▸ Objective: All of the data should be output character for character, except the pictures.

▸ Source excerpt:
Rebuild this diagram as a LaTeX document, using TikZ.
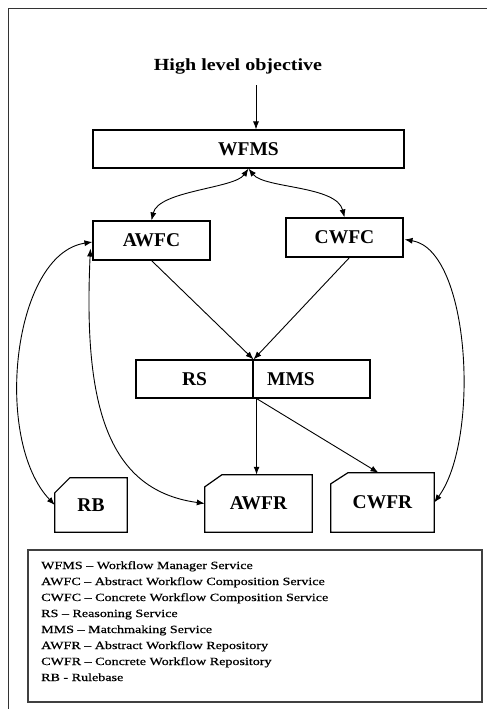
\documentclass[tikz,border=0pt]{standalone}
\usepackage{fontspec}
\setmainfont{Liberation Serif}
\newfontfamily\legfont{Liberation Serif}[FakeStretch=1.28,FakeBold=0.6]
\newfontfamily\hlofont{Liberation Serif}[FakeStretch=1.18]
\usetikzlibrary{arrows.meta,calc}
\begin{document}
\begin{tikzpicture}[x=1pt,y=-1pt,
  boxnode/.style={draw, line width=1.1pt, inner sep=0pt, font=\bfseries\fontsize{19.5}{20}\selectfont},
  repo/.style={inner sep=0pt, font=\bfseries\fontsize{19.5}{20}\selectfont},
  repoline/.style={line width=1.2pt},
  conn/.style={line width=0.9pt, -{Latex[length=8pt,width=6pt]}},
  biconn/.style={line width=0.9pt, {Latex[length=8pt,width=6pt]}-{Latex[length=8pt,width=6pt]}},
  legtext/.style={anchor=base west, inner sep=0pt, font=\legfont\fontsize{11}{13}\selectfont}]
\useasboundingbox (0,0) rectangle (487,709);
\fill[white] (0,0) rectangle (487,709);
\draw[line width=1pt, black!80] (8,709) -- (8,9) -- (487,9);

% title
\node[inner sep=0pt, font=\hlofont\bfseries\fontsize{17}{18}\selectfont] (hlo) at (238,66) {High level objective};
\coordinate (hloarrow) at (256,85);

% boxes
\node[boxnode, minimum width=311pt, minimum height=38pt] (wfms) at (248.5,149) {WFMS};
\node[boxnode, minimum width=117pt, minimum height=39pt] (awfc) at (151.5,240.5) {AWFC};
\node[boxnode, minimum width=117pt, minimum height=39pt] (cwfc) at (344.5,237.5) {CWFC};
\node[boxnode, minimum width=117pt, minimum height=38pt] (rs) at (194.5,379) {RS};
\node[boxnode, minimum width=117pt, minimum height=38pt] (mms) at (311.5,379) {};
\node[repo] (mmslabel) at (291,379) {MMS};

% repositories (cut corner)
\node[repo, minimum width=72pt, minimum height=54pt] (rb) at (91,505) {RB};
\node[repo, minimum width=107pt, minimum height=57pt] (awfr) at (258.5,503.5) {AWFR};
\node[repo, minimum width=103pt, minimum height=59pt] (cwfr) at (382.5,502.5) {CWFR};
\draw[repoline] (rb.south west) -- ($(rb.north west)+(0,15)$) -- ($(rb.north west)+(15,0)$) -- (rb.north east) -- (rb.south east) -- cycle;
\draw[repoline] (awfr.south west) -- ($(awfr.north west)+(0,12)$) -- ($(awfr.north west)+(17,0)$) -- (awfr.north east) -- (awfr.south east) -- cycle;
\draw[repoline] (cwfr.south west) -- ($(cwfr.north west)+(0,11)$) -- ($(cwfr.north west)+(17,0)$) -- (cwfr.north east) -- (cwfr.south east) -- cycle;

% legend
\node[draw=black!75, line width=1.8pt, minimum width=454pt, minimum height=152pt, inner sep=0pt] (legend) at (255,626) {};
\foreach \t [count=\i] in {{WFMS – Workflow Manager Service},
  {AWFC – Abstract Workflow Composition Service},
  {CWFC – Concrete Workflow Composition Service},
  {RS – Reasoning Service},
  {MMS – Matchmaking Service},
  {AWFR – Abstract Workflow Repository},
  {CWFR – Concrete Workflow Repository},
  {RB - Rulebase}}
  \node[legtext] (leg\i) at (41,{569+16*(\i-1)}) {\t};

% connectors
\draw[conn] (hloarrow) -- (hloarrow |- wfms.north);
\draw[biconn] (wfms.south) .. controls +(-14,20) and +(7,-30) .. (awfc.north);
\draw[biconn] (wfms.south) .. controls +(16,20) and +(-8,-32) .. (cwfc.north);
\draw[conn] (awfc.south) -- (rs.north east);
\draw[conn] ($(cwfc.south)+(5,0)$) -- (rs.north east);
\coordinate (mmsout) at ($(rs.south east)+(3,0)$);
\draw[conn, line width=1.3pt] (mmsout) -- (mmsout |- awfr.north);
\draw[conn] (mmsout) -- ($(cwfr.north)+(-4,0)$);
\draw[biconn] ($(awfc.west)+(0,1.5)$) .. controls +(-80,12) and +(-62,-65) .. (rb.west);
\draw[biconn] ($(awfc.west)+(-2,8)$) .. controls +(-7,151.5) and +(-100,-13.5) .. (awfr.west);
\draw[biconn] ($(cwfc.east)+(1,2)$) .. controls +(66,10.5) and +(46,-62.5) .. (cwfr.east);
\end{tikzpicture}
\end{document}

▸ Task output:
Rebuild this diagram as a LaTeX document, using TikZ.
\documentclass[tikz,border=0pt]{standalone}
\usepackage{fontspec}
\setmainfont{Liberation Serif}
\newfontfamily\legfont{Liberation Serif}[FakeStretch=1.28,FakeBold=0.6]
\newfontfamily\hlofont{Liberation Serif}[FakeStretch=1.18]
\usetikzlibrary{arrows.meta,calc}
\begin{document}
\begin{tikzpicture}[x=1pt,y=-1pt,
  boxnode/.style={draw, line width=1.1pt, inner sep=0pt, font=\bfseries\fontsize{19.5}{20}\selectfont},
  repo/.style={inner sep=0pt, font=\bfseries\fontsize{19.5}{20}\selectfont},
  repoline/.style={line width=1.2pt},
  conn/.style={line width=0.9pt, -{Latex[length=8pt,width=6pt]}},
  biconn/.style={line width=0.9pt, {Latex[length=8pt,width=6pt]}-{Latex[length=8pt,width=6pt]}},
  legtext/.style={anchor=base west, inner sep=0pt, font=\legfont\fontsize{11}{13}\selectfont}]
\useasboundingbox (0,0) rectangle (487,709);
\fill[white] (0,0) rectangle (487,709);
\draw[line width=1pt, black!80] (8,709) -- (8,9) -- (487,9);

% title
\node[inner sep=0pt, font=\hlofont\bfseries\fontsize{17}{18}\selectfont] (hlo) at (238,66) {High level objective};
\coordinate (hloarrow) at (256,85);

% boxes
\node[boxnode, minimum width=311pt, minimum height=38pt] (wfms) at (248.5,149) {WFMS};
\node[boxnode, minimum width=117pt, minimum height=39pt] (awfc) at (151.5,240.5) {AWFC};
\node[boxnode, minimum width=117pt, minimum height=39pt] (cwfc) at (344.5,237.5) {CWFC};
\node[boxnode, minimum width=117pt, minimum height=38pt] (rs) at (194.5,379) {RS};
\node[boxnode, minimum width=117pt, minimum height=38pt] (mms) at (311.5,379) {};
\node[repo] (mmslabel) at (291,379) {MMS};

% repositories (cut corner)
\node[repo, minimum width=72pt, minimum height=54pt] (rb) at (91,505) {RB};
\node[repo, minimum width=107pt, minimum height=57pt] (awfr) at (258.5,503.5) {AWFR};
\node[repo, minimum width=103pt, minimum height=59pt] (cwfr) at (382.5,502.5) {CWFR};
\draw[repoline] (rb.south west) -- ($(rb.north west)+(0,15)$) -- ($(rb.north west)+(15,0)$) -- (rb.north east) -- (rb.south east) -- cycle;
\draw[repoline] (awfr.south west) -- ($(awfr.north west)+(0,12)$) -- ($(awfr.north west)+(17,0)$) -- (awfr.north east) -- (awfr.south east) -- cycle;
\draw[repoline] (cwfr.south west) -- ($(cwfr.north west)+(0,11)$) -- ($(cwfr.north west)+(17,0)$) -- (cwfr.north east) -- (cwfr.south east) -- cycle;

% legend
\node[draw=black!75, line width=1.8pt, minimum width=454pt, minimum height=152pt, inner sep=0pt] (legend) at (255,626) {};
\foreach \t [count=\i] in {{WFMS – Workflow Manager Service},
  {AWFC – Abstract Workflow Composition Service},
  {CWFC – Concrete Workflow Composition Service},
  {RS – Reasoning Service},
  {MMS – Matchmaking Service},
  {AWFR – Abstract Workflow Repository},
  {CWFR – Concrete Workflow Repository},
  {RB - Rulebase}}
  \node[legtext] (leg\i) at (41,{569+16*(\i-1)}) {\t};

% connectors
\draw[conn] (hloarrow) -- (hloarrow |- wfms.north);
\draw[biconn] (wfms.south) .. controls +(-14,20) and +(7,-30) .. (awfc.north);
\draw[biconn] (wfms.south) .. controls +(16,20) and +(-8,-32) .. (cwfc.north);
\draw[conn] (awfc.south) -- (rs.north east);
\draw[conn] ($(cwfc.south)+(5,0)$) -- (rs.north east);
\coordinate (mmsout) at ($(rs.south east)+(3,0)$);
\draw[conn, line width=1.3pt] (mmsout) -- (mmsout |- awfr.north);
\draw[conn] (mmsout) -- ($(cwfr.north)+(-4,0)$);
\draw[biconn] ($(awfc.west)+(0,1.5)$) .. controls +(-80,12) and +(-62,-65) .. (rb.west);
\draw[biconn] ($(awfc.west)+(-2,8)$) .. controls +(-7,151.5) and +(-100,-13.5) .. (awfr.west);
\draw[biconn] ($(cwfc.east)+(1,2)$) .. controls +(66,10.5) and +(46,-62.5) .. (cwfr.east);
\end{tikzpicture}
\end{document}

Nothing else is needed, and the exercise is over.